Le quartier-maître avait des tâches particulières. Il était chef d’arme du génie et dirigeait les travaux trigonométriques et cartographiques. De plus, il assumait les fonctions de chef de l’Etat-major général et, à ce titre, était chargé des questions de mobilisation et des opérations de l’armée. Comme le souligne Georges Rapp, «le cumul de deux activités par le quartier-maître général n’est pas fortuit. Aussi longtemps qu’on ne forma pas des officiers d’état-major général au sens où on l’entendra plus tard, les membres de l’Etat-major du génie, plus instruits par nécessité que leurs collègues et chargés de tâches plus complexes et plus polyvalentes, restèrent les aides du haut commandement les plus compétents, sinon les mieux utilisés.»

En 1835, un projet de réforme des institutions militaires fut repoussé et cette organisation resta en vigueur jusqu’en 1850. En ce qui concerne l’Etat-major de l’armée, organe d’aide au commandement et de conduite du général, une organisation fut prescrite dans un manuel entériné par la Commission d’inspection militaire le 12 mars 1823. Elle fut redéfinie le 10 décembre 1846 dans une Instruction pour l’Etat-major général de l’armée fédérale, dont l’auteur est probablement Guillaume-Henri Dufour.
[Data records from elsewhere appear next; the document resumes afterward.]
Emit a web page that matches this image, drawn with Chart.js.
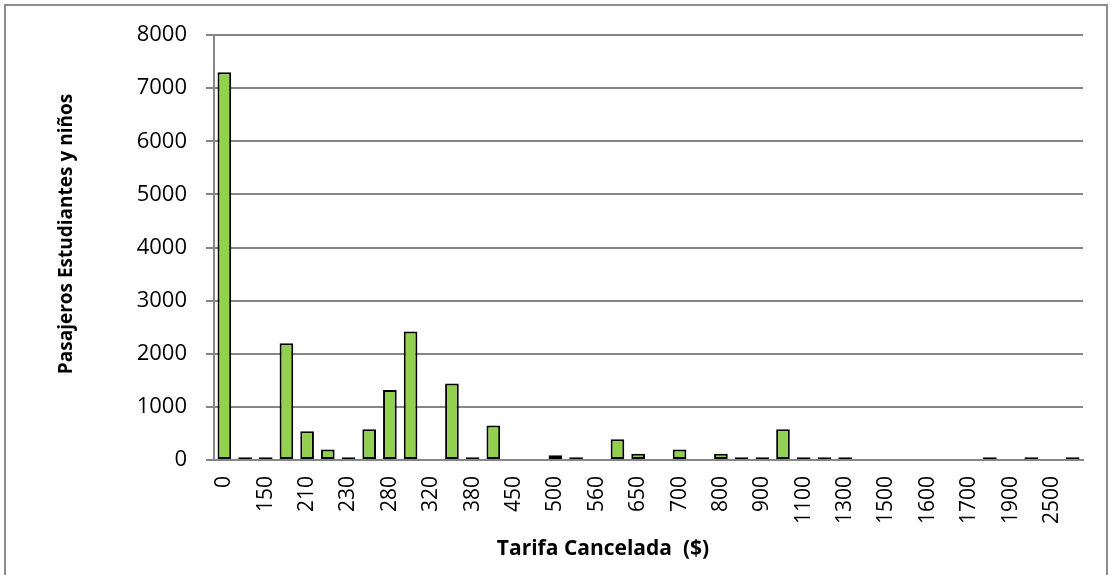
<!DOCTYPE html>
<html>
  <head>
    <title>Tarifa Cancelada</title>
    <script src="https://cdn.jsdelivr.net/npm/chart.js"></script>
    <style>
      body { margin: 0; background: #fff; }
    </style>
  </head>
  <body>
    <canvas id="tarifaChart" width="1110" height="575"></canvas>

    <script>
      // fare categories (only every other one is labelled on the axis)
      var tarifas = [
        '0', '', '150', '', '210', '', '230', '', '280', '', '320', '', '380', '',
        '450', '', '500', '', '560', '', '650', '', '700', '', '800', '', '900', '',
        '1100', '', '1300', '', '1500', '', '1600', '', '1700', '', '1900', '', '2500', ''
      ];
      // passengers (students and children) per fare
      var pasajeros = [
        7300, 50, 50, 2200, 540, 200, 50, 580, 1320, 2420, 0, 1440, 50, 650,
        0, 0, 90, 50, 0, 390, 120, 0, 200, 0, 120, 50, 50, 580,
        50, 50, 50, 0, 0, 0, 0, 0, 0, 50, 0, 50, 0, 50
      ];
      var yTicks = [0, 1000, 2000, 3000, 4000, 5000, 6000, 7000, 8000];

      var gridGrey = '#868686';
      var fontFamily = '"Open Sans", sans-serif';

      // outer frame and axis titles
      var framePlugin = {
        id: 'frame',
        beforeDraw: function (chart) {
          var ctx = chart.ctx;
          ctx.save();
          ctx.fillStyle = '#fff';
          ctx.fillRect(0, 0, chart.width, chart.height);
          ctx.strokeStyle = '#8c8c8c';
          ctx.lineWidth = 2;
          ctx.strokeRect(5, 5, chart.width - 8, chart.height + 10);
          ctx.restore();
        },
        afterDraw: function (chart) {
          var ctx = chart.ctx;
          ctx.save();
          ctx.fillStyle = '#000';
          ctx.textAlign = 'center';
          ctx.textBaseline = 'middle';
          ctx.font = 'bold 21px ' + fontFamily;
          ctx.fillText('Tarifa Cancelada  ($)', 603, 549);
          ctx.font = 'bold 19px ' + fontFamily;
          ctx.translate(67, 234);
          ctx.rotate(-Math.PI / 2);
          ctx.fillText('Pasajeros Estudiantes y niños', 0, 0);
          ctx.restore();
        }
      };

      var ctx = document.getElementById('tarifaChart').getContext('2d');
      var tarifaChart = new Chart(ctx, {
        type: 'bar',
        data: {
          labels: tarifas,
          datasets: [
            {
              label: 'Pasajeros Estudiantes y niños',
              data: pasajeros,
              backgroundColor: '#92D050',
              borderColor: '#000',
              borderWidth: 2,
              borderSkipped: false,
              barPercentage: 0.66,
              categoryPercentage: 1.0
            }
          ]
        },
        options: {
          responsive: false,
          animation: false,
          layout: {
            padding: { left: 60, right: 27, top: 35, bottom: 0 }
          },
          plugins: {
            legend: { display: false },
            tooltip: { enabled: false }
          },
          scales: {
            x: {
              grid: { display: false },
              border: { display: true, color: gridGrey, width: 2 },
              ticks: {
                autoSkip: false,
                minRotation: 90,
                maxRotation: 90,
                padding: 8,
                color: '#000',
                font: { family: fontFamily, size: 21 }
              },
              afterFit: function (scale) {
                scale.height = 575 - 460;
              }
            },
            y: {
              min: 0,
              max: 8000,
              afterBuildTicks: function (scale) {
                scale.ticks = yTicks.map(function (v) { return { value: v }; });
              },
              grid: {
                color: gridGrey,
                lineWidth: 2,
                tickLength: 8
              },
              border: { display: true, color: gridGrey, width: 2 },
              ticks: {
                padding: 19,
                color: '#000',
                font: { family: fontFamily, size: 22 },
                callback: function (value) {
                  return String(value);
                }
              },
              afterFit: function (scale) {
                scale.width = 214 - 60;
              }
            }
          }
        },
        plugins: [framePlugin]
      });
    </script>
  </body>
</html>
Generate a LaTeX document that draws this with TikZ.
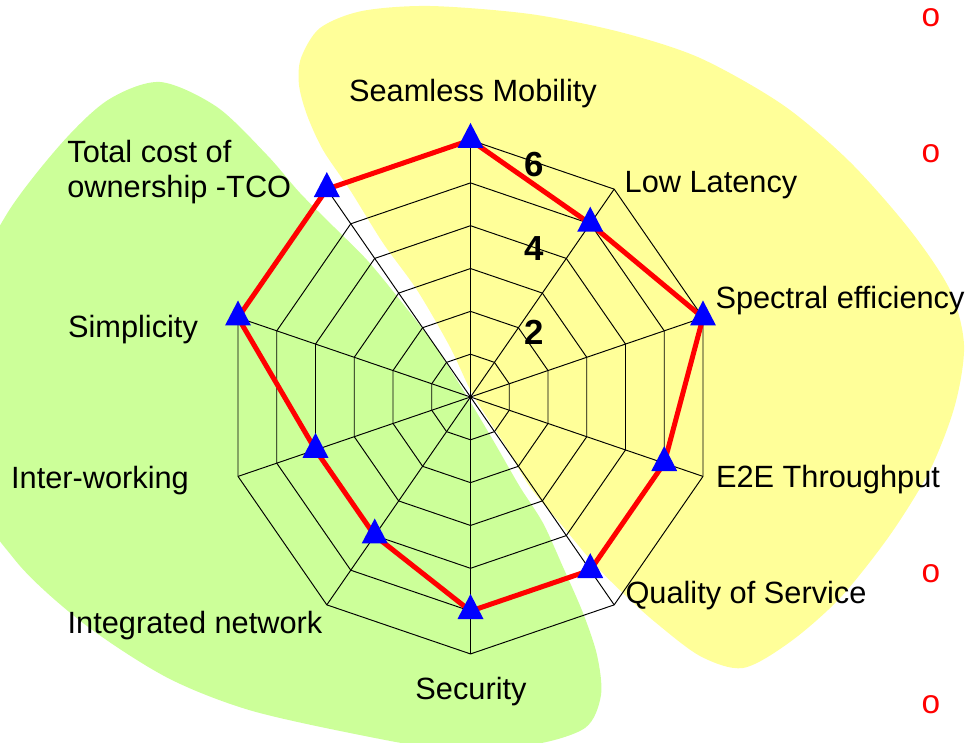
\documentclass[tikz,border=0pt]{standalone}
\usepackage{fontspec}
\setmainfont{Liberation Sans}
\usetikzlibrary{shapes.geometric}
\definecolor{jaune}{RGB}{255,255,153}
\definecolor{vert}{RGB}{204,255,153}

\begin{document}
\begin{tikzpicture}[x=0.02cm, y=-0.02cm]
\tikzset{etiquette/.style={font=\fontsize{17.5}{20.4}\selectfont, inner sep=0pt},
  chiffre/.style={font=\fontsize{19.8}{24}\selectfont\bfseries, inner sep=0pt},
  rond/.style={font=\fontsize{19}{24}\selectfont, text=red, inner sep=0pt},
  grille/.style={draw=black, line width=0.55pt},
  serie/.style={draw=red, line width=0.1cm, line join=round},
  marqueur/.style={isosceles triangle, isosceles triangle stretches, shape border rotate=90,
    fill=blue, inner sep=0pt, minimum width=0.52cm, minimum height=0.5cm}}
\useasboundingbox (0,0) rectangle (970,743);
\clip (0,0) rectangle (970,743);
% les deux zones de fond
\fill[jaune] plot[smooth cycle] coordinates {(299,85) (301,58) (320,28) (362,11) (430,6) (530,14)
  (620,32) (700,58) (783,105) (850,162) (910,230) (950,290) (964,345) (955,405) (930,470)
  (890,535) (840,598) (790,642) (743,668) (700,656) (655,622) (625,595) (595,565) (560,523)
  (530,487) (505,445) (473,395) (450,347) (417,290) (383,243) (350,190) (323,150) (307,115)};
\fill[vert] plot[smooth cycle] coordinates {(160,82) (217,107) (267,155) (300,193) (335,228)
  (367,260) (400,300) (433,343) (460,385) (477,413) (497,447) (520,487) (543,523) (563,567)
  (583,613) (597,655) (601,695) (585,728) (530,745) (440,748) (360,735) (249,710) (166,677)
  (83,623) (15,560) (-30,480) (-30,300) (5,217) (60,145) (108,100)};
\coordinate (ctr) at (470.5,397);
\begin{scope}[shift={(ctr)}, x=0.815cm, y=0.8566cm]
\coordinate (O) at (0,0);
\coordinate (A1) at (90:6);
\coordinate (A2) at (54:6);
\coordinate (A3) at (18:6);
\coordinate (A4) at (-18:6);
\coordinate (A5) at (-54:6);
\coordinate (A6) at (-90:6);
\coordinate (A7) at (-126:6);
\coordinate (A8) at (-162:6);
\coordinate (A9) at (162:6);
\coordinate (A10) at (126:6);
% toile
\draw[grille] (90:1) -- (54:1) -- (18:1) -- (-18:1) -- (-54:1) -- (-90:1) -- (-126:1) -- (-162:1) -- (162:1) -- (126:1) -- cycle;
\draw[grille] (90:2) -- (54:2) -- (18:2) -- (-18:2) -- (-54:2) -- (-90:2) -- (-126:2) -- (-162:2) -- (162:2) -- (126:2) -- cycle;
\draw[grille] (90:3) -- (54:3) -- (18:3) -- (-18:3) -- (-54:3) -- (-90:3) -- (-126:3) -- (-162:3) -- (162:3) -- (126:3) -- cycle;
\draw[grille] (90:4) -- (54:4) -- (18:4) -- (-18:4) -- (-54:4) -- (-90:4) -- (-126:4) -- (-162:4) -- (162:4) -- (126:4) -- cycle;
\draw[grille] (90:5) -- (54:5) -- (18:5) -- (-18:5) -- (-54:5) -- (-90:5) -- (-126:5) -- (-162:5) -- (162:5) -- (126:5) -- cycle;
\draw[grille] (A1) -- (A2) -- (A3) -- (A4) -- (A5) -- (A6) -- (A7) -- (A8) -- (A9) -- (A10) -- cycle;
\draw[grille] (O) -- (A1);
\draw[grille] (O) -- (A2);
\draw[grille] (O) -- (A3);
\draw[grille] (O) -- (A4);
\draw[grille] (O) -- (A5);
\draw[grille] (O) -- (A6);
\draw[grille] (O) -- (A7);
\draw[grille] (O) -- (A8);
\draw[grille] (O) -- (A9);
\draw[grille] (O) -- (A10);
% valeurs
\coordinate (P1) at (90:6);
\coordinate (P2) at (54:5);
\coordinate (P3) at (18:6);
\coordinate (P4) at (-18:5);
\coordinate (P5) at (-54:5);
\coordinate (P6) at (-90:5);
\coordinate (P7) at (-126:4);
\coordinate (P8) at (-162:4);
\coordinate (P9) at (162:6);
\coordinate (P10) at (126:6);
\draw[serie] (P1) -- (P2) -- (P3) -- (P4) -- (P5) -- (P6) -- (P7) -- (P8) -- (P9) -- (P10) -- cycle;
\node[marqueur] (M1) at (P1) {};
\node[marqueur] (M2) at (P2) {};
\node[marqueur] (M3) at (P3) {};
\node[marqueur] (M4) at (P4) {};
\node[marqueur] (M5) at (P5) {};
\node[marqueur] (M6) at (P6) {};
\node[marqueur] (M7) at (P7) {};
\node[marqueur] (M8) at (P8) {};
\node[marqueur] (M9) at (P9) {};
\node[marqueur] (M10) at (P10) {};
\end{scope}
% echelle
\node[chiffre, anchor=base] (E2) at (534,344) {2};
\node[chiffre, anchor=base] (E4) at (534,260) {4};
\node[chiffre, anchor=base] (E6) at (534,177) {6};
% axes
\node[etiquette, anchor=base] (L1) at (473,102) {Seamless Mobility};
\node[etiquette, anchor=base] (L2) at (711,193) {Low Latency};
\node[etiquette, anchor=base] (L3) at (840,308) {Spectral efficiency};
\node[etiquette, anchor=base] (L4) at (828,487) {E2E Throughput};
\node[etiquette, anchor=base] (L5) at (746,603) {Quality of Service};
\node[etiquette, anchor=base] (L6) at (471,699) {Security};
\node[etiquette, anchor=base] (L7) at (195,633) {Integrated network};
\node[etiquette, anchor=base] (L8) at (100,488) {Inter-working};
\node[etiquette, anchor=base] (L9) at (133,337) {Simplicity};
\node[etiquette, anchor=west, align=left] (L10) at (67,172) {Total cost of\\ownership -TCO};
% marques rouges
\node[rond, anchor=base] (R1) at (931,27) {o};
\node[rond, anchor=base] (R2) at (931,163) {o};
\node[rond, anchor=base] (R3) at (931,582) {o};
\node[rond, anchor=base] (R4) at (931,713) {o};
\end{tikzpicture}
\end{document}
Au lendemain de la création de l’Etat fédéral en 1848, conjointement avec le développement de la centralisation militaire, un Etat-major fédéral permanent se mit en place.4 L’organisation était définie de manière laconique dans les articles 20 et 21 de la loi sur l’organisation militaire du 8 mai 1850. L’Etat-major fédéral se divisait en six états-majors:

– un Etat-major général;

– un Etat-major du génie;

– un Etat-major de l’artillerie;

– un Etat-major judiciaire;

– un Etat-major du commissariat;

– un Etat-major sanitaire.

 

L’Etat-major général se composait de 40 colonels, 30 lieutenants-colonels, 30 majors et d’un nombre non-précisé de capitaines et de premiers-lieutenants. Comme précédemment, les fonctions que devaient remplir les officiers d’état-major général en cas de mise sur pied n’étaient pas définies. Ils constituaient toujours une réserve de personnel dans laquelle on puisait, en cas de mobilisation, pour désigner les commandants des formations supérieures à celles du bataillon, les officiers d’état-major et les adjudants.